Allan Bjørnstad from Tandberg started by telling the story of Tandberg – a Norwegian audio and video company that when bankrupt in the 70s and reemerged in 1988 into videoconferencing. Funding and R&D support from Telenor, first product in 1991, sold very hard, in 1993 they had 30 people and 2% market share. Still a small niche company, large competitors, had to both make money and grow. Got funding from VC companies, strategy to get 10% market share, got that in 1995, 60 people. Strong values: Make fun and profit. "Culture eats strategy for breakfast." Strong growth: 450 people in 2000 (25% marketshare), 850 people in 2005 (to 40% market share), acquired companies, built foundation in the US. Up to 2001 just in video conferencing, now moving into visual communication outside videoconferencing rooms. Production and manufacturing done by others, most employees are in sales or R&D. 2006- forward: Change how people communicate, integration with web sites, work with companies like Statoil to integrate visual communication into their infrastructure. Today 1400 people in 45 countries. 2001-2005 market growth 10%, Tandberg growth 24%, 2006-7 50% Tandberg, 37% market growth. Key point: Build something unique.


  • how does Tandberg avoid becoming a high-end specialty company that loses out to cheaper, disruptive technologies? Answer: Focusing on visual communication, not videoconferencing, deliver functionality into technology platforms
  • Skype? We cannot charge the private customers, but we can charge the enterprise customers. Follow the money.
  • How to find funding? Talk about money, not technology, talk about market, not invention. Dare to be different.

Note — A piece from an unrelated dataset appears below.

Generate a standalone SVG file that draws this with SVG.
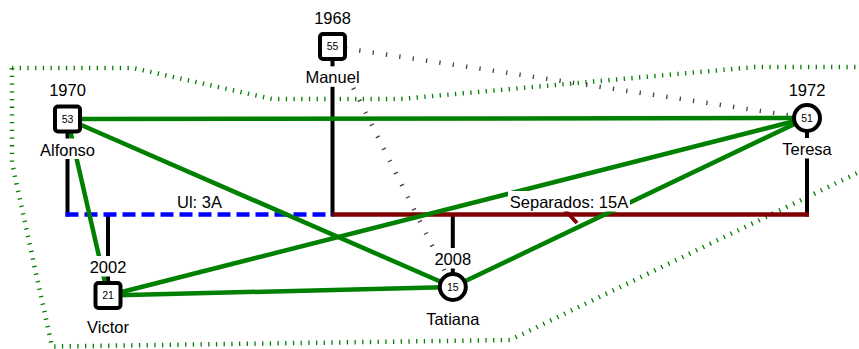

Silvija Seres from FAST showed a video of what business is all about: Selling.

FAST does not see itself as a Norwegian company, but more as half-American, which is a great strength. FAST has had a great journey – started 11 years ago, from the Norwegian Technical University, first finding its niche (tried search, some hardware, image transfers, etc.), had some success with, tough times in 2001-03. Focus on the enterprise search market. Enterprises have much larger document sets, and lacks the link structure you find on the Internet. That means you both need scalability and to insert some intelligence in the form of metadata. FAST has two kinds of customers: Productivity customers, like Statoil and the FBI, who has employees that need to find data fast. This is a tough market to sell in, because everybody says that they can help you here. Sarbanes-Oxley and security is also a driver in this market.

The best market is where FAST helps companies make money rather than save money – companies that are moving into the digital space. Publishers, newspapers, media companies, telecommunications, banks etc.: Talk to the CEO and help them shape strategy to get into this space. Acquired by Microsoft because of strong technology and understanding of how to sell to large corporations (technology, people and vision). Now has 3600 installations, 700 employees in 32 locations (Oslo and Boston most important, nice dialogue between the pushy American and prudent Norwegian), 150 alliance and OEM partners.

Success factors:

  1. Choose large, international customers. (got Dell, IBM early.)
  2. Have at least one large office outside the Nordics.
  3. Think international from the start; use English as the primary language.
  4. Invest in a few international stars (ambassadors who know the culture, juniors who are hungry and can travel, rainmakers who generate the sales).
  5. Expect a lot of travel: both your employees and your customers want to see you face to face
  6. Build a good virtual culture: conference calls, instant messenger, etc.
  7. Create a big transcultural vision
  8. Create good processes, VIP culture and prudence
  9. First and foremost: ensure that technology, people and sales are "world class"
  10. Otherwise: People focus, deal focus, extremely hard work, extreme capabilities, quiet confidence.